Pond Farm Hillfort is one mile north-west of Calleva, on the Englefield estate owned by Lord Beynon. We split into two groups to be taken there by minibus. The work being done there is part of the 5 year Silchester Environs Project, looking at the Iron Age environment to put the oppidum into context. The project covers 120 square kilometres. As this is such a large area much of the project is desktop based. Many of the interesting sites are wooded, so use has been made of Lidar surveys.
The aims of the 4 week excavation at Pond Farm Hillfort are to date it and work out its’ relationship to Calleva. As time is short and the site large it has had extensive geophysical surveys. It is also currently very heavily forested, the tree line following the ramparts. The site is at risk from roots, rabbits and badgers.
Flints may indicate early Bronze Age clearance of the site. There is also an outer, shallower, pre-historic ditch.
The fill sequence suggests that the Iron Age enclosure trench filled up quickly. There is post hole evidence that it was palisaded. However, there is no material culture giving evidence of occupational settlement. The trenches are 1.9m deep and the bank 3m high, indicating that a lot of investment was put into its’ creation. The evidence indicates that it was not occupied by people, so was it used for the wealth of the era, their animals?
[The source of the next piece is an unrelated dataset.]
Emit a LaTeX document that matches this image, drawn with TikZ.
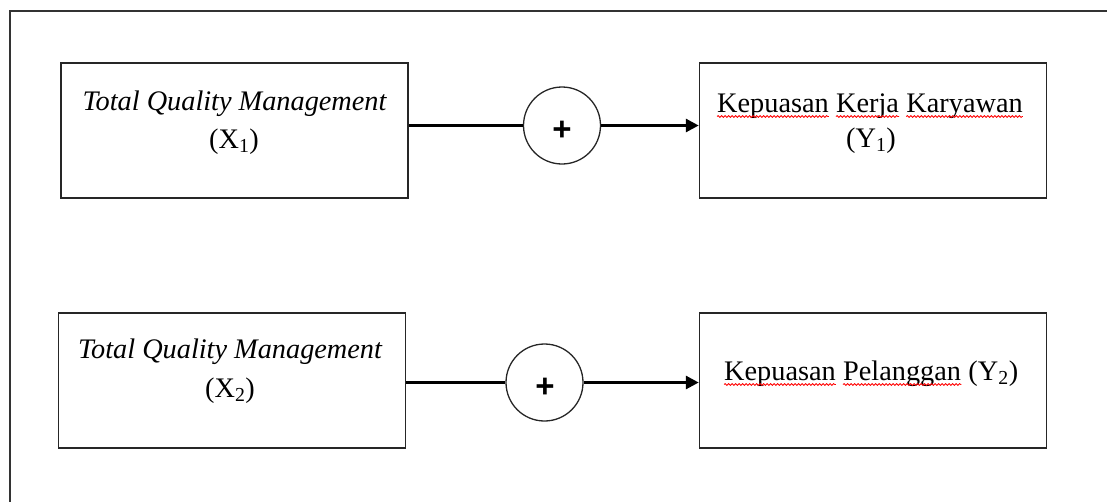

The entrance is H-shaped due to the trees. There is an extra 15m bank with a ditch in front. The entrance trench shows evidence of being cut down to the natural and then built up. A late Iron Age beaker found quite low down may be good dating evidence. However, samples from the ditches will be radio-carbon dated.
There are signs that the trenches were recut, indicating that the site was later re-used.
There is also evidence of post-medieval activity in the form of a drain, a peg tile and a piece of bottle. There are also a few clay-lined pits filled with charcoal, which may be indicative of small scale seasonal charcoal working.
Thanks to Trevor Coombs for arranging this very interesting visit.